▶ AIM
Without the pictures, return exactly the lines from the one with "Generate a web page that draws this with Apache" through the one with "0; counts.forEach(v =>". Both end lines belong in the copy.

[Records with drawing code]
** START **
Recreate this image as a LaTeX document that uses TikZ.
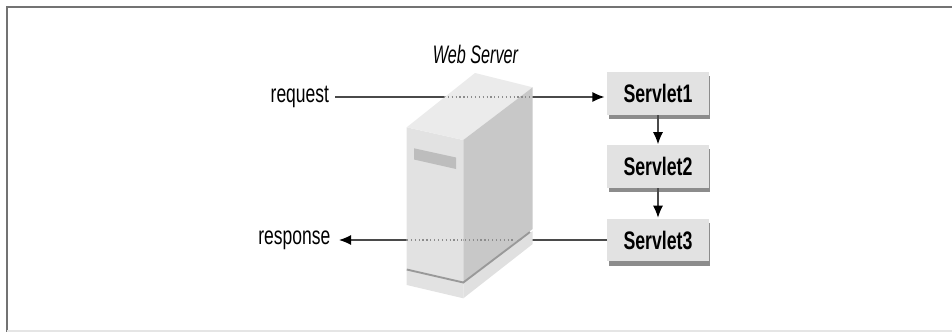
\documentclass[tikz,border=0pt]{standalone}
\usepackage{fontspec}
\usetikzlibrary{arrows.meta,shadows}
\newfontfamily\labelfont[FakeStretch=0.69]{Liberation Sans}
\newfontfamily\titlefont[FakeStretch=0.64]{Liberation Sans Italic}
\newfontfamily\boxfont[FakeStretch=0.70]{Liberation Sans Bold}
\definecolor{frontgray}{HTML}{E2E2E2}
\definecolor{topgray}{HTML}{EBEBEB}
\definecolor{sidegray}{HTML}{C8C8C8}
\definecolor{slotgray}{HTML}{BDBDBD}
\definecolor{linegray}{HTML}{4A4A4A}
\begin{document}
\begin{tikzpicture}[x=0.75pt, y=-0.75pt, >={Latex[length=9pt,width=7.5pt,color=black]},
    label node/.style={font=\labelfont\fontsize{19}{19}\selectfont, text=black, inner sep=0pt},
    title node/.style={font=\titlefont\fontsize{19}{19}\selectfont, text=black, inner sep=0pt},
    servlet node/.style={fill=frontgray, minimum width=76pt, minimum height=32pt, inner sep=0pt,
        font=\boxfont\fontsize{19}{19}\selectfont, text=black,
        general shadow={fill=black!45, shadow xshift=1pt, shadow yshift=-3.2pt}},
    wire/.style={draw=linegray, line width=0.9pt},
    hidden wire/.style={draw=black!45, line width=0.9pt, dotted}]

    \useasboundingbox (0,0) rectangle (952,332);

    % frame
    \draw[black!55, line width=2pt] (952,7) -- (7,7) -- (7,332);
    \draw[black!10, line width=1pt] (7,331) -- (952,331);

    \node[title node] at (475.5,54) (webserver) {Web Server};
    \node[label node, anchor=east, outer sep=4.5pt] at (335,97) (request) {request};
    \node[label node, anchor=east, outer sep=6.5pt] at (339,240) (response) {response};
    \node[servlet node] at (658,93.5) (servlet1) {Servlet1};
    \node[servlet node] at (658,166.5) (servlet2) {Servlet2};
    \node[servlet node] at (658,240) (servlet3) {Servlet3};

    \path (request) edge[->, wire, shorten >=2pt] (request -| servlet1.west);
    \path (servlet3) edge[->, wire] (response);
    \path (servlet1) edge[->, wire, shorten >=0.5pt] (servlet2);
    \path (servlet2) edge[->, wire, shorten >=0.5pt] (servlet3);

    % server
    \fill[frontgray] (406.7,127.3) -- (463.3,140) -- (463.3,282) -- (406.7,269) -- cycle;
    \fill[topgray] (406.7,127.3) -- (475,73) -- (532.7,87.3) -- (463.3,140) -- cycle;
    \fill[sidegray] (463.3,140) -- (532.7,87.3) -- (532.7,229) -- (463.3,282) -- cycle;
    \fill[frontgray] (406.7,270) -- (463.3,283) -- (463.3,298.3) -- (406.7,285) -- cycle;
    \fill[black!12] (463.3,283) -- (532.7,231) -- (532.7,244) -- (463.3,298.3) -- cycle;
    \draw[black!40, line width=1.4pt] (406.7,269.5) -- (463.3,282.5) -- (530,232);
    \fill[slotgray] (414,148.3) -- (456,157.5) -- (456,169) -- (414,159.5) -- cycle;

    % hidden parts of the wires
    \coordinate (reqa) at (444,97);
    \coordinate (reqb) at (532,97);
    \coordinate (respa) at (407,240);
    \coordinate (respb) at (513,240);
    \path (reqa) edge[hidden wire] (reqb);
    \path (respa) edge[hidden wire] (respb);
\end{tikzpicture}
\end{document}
** END **
** START **
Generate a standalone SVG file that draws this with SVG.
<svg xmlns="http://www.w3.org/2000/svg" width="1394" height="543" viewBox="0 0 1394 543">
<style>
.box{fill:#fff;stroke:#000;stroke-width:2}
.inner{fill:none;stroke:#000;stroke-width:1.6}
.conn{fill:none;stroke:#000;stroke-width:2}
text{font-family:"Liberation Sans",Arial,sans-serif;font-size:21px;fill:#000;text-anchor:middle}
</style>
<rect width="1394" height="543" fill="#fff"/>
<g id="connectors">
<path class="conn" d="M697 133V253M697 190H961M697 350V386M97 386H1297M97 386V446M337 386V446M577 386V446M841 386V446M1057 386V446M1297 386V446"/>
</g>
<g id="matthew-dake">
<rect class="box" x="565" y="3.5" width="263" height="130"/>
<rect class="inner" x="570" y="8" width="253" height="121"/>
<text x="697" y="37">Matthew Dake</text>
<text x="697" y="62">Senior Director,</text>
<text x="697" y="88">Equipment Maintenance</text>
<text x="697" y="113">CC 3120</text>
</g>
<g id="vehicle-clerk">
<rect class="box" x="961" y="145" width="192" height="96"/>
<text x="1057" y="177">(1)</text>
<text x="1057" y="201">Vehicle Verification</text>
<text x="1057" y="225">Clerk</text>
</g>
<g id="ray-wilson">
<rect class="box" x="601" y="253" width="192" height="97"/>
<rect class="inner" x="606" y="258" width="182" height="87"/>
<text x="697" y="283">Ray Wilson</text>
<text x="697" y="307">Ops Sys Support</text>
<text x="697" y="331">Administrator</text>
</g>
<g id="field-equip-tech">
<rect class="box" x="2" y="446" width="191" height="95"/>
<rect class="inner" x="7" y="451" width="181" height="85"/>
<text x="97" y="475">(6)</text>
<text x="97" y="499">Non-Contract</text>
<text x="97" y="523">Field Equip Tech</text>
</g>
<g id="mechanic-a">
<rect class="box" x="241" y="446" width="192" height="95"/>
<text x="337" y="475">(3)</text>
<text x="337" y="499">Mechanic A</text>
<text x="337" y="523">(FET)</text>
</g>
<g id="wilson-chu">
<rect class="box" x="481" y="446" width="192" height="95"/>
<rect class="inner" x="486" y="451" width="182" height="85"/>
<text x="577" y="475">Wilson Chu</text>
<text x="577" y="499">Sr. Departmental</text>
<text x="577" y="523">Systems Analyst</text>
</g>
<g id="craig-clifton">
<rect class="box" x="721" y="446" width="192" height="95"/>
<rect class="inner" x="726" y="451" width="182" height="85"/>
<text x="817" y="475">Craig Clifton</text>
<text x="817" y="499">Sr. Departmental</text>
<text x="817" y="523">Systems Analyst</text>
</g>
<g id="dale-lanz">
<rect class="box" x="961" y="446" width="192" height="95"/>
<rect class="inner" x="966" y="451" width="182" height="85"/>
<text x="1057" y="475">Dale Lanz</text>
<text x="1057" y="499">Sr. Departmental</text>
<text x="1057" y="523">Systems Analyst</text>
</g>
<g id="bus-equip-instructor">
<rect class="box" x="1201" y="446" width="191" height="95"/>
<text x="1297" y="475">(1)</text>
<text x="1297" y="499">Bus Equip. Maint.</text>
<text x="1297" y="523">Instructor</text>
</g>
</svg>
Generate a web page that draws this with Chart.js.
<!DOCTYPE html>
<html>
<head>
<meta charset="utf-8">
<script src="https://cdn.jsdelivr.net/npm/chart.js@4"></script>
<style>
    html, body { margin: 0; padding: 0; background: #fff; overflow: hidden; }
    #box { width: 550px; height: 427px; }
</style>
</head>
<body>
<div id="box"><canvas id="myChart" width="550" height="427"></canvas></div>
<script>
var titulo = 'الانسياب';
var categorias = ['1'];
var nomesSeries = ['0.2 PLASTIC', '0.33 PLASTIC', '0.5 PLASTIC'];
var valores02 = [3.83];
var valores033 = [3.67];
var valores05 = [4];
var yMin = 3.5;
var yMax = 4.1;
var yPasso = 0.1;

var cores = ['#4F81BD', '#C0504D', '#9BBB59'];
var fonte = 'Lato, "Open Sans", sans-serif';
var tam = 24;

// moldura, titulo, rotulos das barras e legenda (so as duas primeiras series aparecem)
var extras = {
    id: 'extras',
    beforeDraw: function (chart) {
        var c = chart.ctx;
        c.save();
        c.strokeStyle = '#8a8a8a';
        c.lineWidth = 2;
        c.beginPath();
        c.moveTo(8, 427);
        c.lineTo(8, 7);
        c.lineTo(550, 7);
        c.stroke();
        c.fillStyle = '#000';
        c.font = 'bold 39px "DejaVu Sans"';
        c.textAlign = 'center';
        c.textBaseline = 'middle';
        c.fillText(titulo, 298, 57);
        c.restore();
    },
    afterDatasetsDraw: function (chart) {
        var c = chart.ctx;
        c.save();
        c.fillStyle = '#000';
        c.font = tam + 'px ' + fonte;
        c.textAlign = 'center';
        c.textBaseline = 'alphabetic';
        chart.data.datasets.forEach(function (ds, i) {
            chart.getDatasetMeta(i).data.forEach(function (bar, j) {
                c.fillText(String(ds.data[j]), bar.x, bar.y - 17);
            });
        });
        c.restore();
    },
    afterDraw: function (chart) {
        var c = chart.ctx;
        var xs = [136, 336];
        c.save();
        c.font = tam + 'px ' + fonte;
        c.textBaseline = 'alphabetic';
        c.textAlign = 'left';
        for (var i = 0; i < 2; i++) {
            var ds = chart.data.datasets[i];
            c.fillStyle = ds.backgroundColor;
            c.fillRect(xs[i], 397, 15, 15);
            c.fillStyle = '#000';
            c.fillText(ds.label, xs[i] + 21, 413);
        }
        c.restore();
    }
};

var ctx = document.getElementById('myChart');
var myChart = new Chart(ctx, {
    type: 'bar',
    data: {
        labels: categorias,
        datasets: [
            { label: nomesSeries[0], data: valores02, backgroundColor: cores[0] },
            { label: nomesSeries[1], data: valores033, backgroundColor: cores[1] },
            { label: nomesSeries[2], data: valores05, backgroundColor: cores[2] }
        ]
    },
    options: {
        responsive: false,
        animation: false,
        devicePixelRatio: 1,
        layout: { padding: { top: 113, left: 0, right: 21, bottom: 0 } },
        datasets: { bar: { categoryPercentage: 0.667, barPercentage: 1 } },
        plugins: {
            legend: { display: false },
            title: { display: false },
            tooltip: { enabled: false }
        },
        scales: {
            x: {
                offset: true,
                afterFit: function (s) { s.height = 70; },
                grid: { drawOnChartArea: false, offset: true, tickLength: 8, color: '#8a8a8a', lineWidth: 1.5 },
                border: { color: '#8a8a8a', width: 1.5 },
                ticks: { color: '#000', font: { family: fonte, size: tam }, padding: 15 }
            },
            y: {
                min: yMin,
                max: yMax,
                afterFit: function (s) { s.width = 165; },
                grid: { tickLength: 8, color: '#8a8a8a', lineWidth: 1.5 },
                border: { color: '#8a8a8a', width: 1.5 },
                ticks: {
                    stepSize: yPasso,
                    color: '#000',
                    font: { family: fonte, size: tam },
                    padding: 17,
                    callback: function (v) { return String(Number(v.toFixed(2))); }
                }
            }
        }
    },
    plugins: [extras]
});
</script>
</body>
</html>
** END **
** START **
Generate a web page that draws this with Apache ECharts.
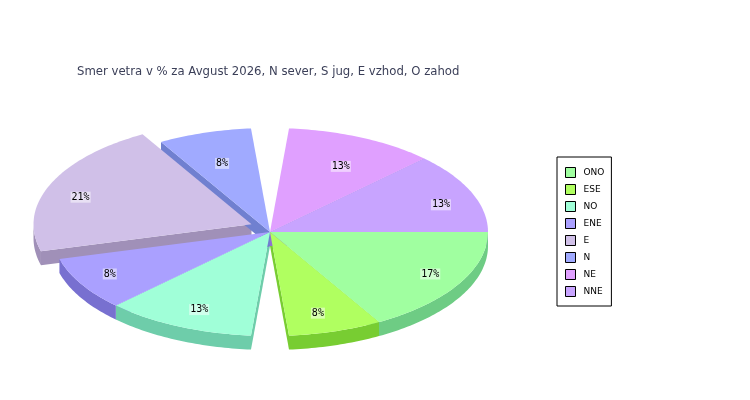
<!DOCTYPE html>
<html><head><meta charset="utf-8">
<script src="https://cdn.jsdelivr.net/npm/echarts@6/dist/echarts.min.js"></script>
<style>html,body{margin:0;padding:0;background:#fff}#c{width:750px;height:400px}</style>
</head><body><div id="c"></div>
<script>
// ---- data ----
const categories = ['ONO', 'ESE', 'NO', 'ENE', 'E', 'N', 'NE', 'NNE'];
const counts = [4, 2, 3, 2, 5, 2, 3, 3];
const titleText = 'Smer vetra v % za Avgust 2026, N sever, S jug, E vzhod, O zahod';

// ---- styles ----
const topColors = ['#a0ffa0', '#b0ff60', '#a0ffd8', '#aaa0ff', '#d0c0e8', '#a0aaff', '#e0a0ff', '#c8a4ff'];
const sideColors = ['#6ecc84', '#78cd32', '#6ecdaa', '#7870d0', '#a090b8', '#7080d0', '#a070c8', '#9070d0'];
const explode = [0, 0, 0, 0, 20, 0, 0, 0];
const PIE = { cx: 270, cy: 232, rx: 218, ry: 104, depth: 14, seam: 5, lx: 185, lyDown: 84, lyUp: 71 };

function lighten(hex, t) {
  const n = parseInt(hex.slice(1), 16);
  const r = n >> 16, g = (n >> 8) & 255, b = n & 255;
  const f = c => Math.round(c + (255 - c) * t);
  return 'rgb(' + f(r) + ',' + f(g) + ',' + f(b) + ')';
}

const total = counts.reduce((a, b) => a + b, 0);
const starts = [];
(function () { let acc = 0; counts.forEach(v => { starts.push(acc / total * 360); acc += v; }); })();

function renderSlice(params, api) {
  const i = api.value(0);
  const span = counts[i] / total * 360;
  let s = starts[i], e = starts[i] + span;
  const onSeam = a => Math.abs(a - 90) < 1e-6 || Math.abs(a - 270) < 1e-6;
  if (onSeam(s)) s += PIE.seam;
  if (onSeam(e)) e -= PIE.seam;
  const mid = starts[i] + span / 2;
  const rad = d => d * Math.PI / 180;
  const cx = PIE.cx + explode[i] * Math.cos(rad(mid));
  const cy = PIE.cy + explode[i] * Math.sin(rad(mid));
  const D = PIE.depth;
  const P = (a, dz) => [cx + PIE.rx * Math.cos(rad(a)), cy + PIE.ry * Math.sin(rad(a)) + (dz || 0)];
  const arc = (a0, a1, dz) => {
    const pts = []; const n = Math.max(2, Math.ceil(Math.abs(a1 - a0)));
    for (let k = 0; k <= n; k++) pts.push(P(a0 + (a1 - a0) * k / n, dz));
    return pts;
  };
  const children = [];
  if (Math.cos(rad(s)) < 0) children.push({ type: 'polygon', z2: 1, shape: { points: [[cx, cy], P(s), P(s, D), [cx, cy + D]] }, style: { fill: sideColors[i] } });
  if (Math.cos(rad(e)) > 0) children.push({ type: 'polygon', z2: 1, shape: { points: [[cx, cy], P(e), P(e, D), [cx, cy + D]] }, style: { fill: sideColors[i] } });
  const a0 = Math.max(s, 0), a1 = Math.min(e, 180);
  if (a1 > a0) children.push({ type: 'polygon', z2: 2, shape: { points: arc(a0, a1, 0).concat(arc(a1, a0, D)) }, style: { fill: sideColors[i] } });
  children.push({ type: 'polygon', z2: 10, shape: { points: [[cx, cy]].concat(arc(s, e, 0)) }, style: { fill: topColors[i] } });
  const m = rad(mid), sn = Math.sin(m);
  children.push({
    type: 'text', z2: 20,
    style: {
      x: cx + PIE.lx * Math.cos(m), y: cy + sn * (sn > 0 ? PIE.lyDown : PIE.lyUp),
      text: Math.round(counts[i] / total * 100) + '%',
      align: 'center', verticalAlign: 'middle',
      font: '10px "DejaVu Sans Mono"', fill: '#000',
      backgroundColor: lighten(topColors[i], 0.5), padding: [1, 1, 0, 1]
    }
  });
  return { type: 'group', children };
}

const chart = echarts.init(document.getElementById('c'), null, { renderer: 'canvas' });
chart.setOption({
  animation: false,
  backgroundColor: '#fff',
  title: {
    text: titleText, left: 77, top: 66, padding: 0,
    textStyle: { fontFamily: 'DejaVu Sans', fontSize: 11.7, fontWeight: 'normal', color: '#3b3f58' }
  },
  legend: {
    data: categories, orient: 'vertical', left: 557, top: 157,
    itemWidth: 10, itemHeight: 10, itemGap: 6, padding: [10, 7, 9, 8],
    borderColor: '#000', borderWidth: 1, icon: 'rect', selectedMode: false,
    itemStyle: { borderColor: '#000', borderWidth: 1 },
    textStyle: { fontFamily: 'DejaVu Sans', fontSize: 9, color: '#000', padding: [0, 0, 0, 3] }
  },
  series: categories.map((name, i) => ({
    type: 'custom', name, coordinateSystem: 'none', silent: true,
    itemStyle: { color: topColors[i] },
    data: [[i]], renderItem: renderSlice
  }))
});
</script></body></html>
** END **
▶ RESULT FOR THIS TASK
Generate a web page that draws this with Apache ECharts.
<!DOCTYPE html>
<html><head><meta charset="utf-8">
<script src="https://cdn.jsdelivr.net/npm/echarts@6/dist/echarts.min.js"></script>
<style>html,body{margin:0;padding:0;background:#fff}#c{width:750px;height:400px}</style>
</head><body><div id="c"></div>
<script>
// ---- data ----
const categories = ['ONO', 'ESE', 'NO', 'ENE', 'E', 'N', 'NE', 'NNE'];
const counts = [4, 2, 3, 2, 5, 2, 3, 3];
const titleText = 'Smer vetra v % za Avgust 2026, N sever, S jug, E vzhod, O zahod';

// ---- styles ----
const topColors = ['#a0ffa0', '#b0ff60', '#a0ffd8', '#aaa0ff', '#d0c0e8', '#a0aaff', '#e0a0ff', '#c8a4ff'];
const sideColors = ['#6ecc84', '#78cd32', '#6ecdaa', '#7870d0', '#a090b8', '#7080d0', '#a070c8', '#9070d0'];
const explode = [0, 0, 0, 0, 20, 0, 0, 0];
const PIE = { cx: 270, cy: 232, rx: 218, ry: 104, depth: 14, seam: 5, lx: 185, lyDown: 84, lyUp: 71 };

function lighten(hex, t) {
  const n = parseInt(hex.slice(1), 16);
  const r = n >> 16, g = (n >> 8) & 255, b = n & 255;
  const f = c => Math.round(c + (255 - c) * t);
  return 'rgb(' + f(r) + ',' + f(g) + ',' + f(b) + ')';
}

const total = counts.reduce((a, b) => a + b, 0);
const starts = [];
(function () { let acc = 0; counts.forEach(v => { starts.push(acc / total * 360); acc += v; }); })();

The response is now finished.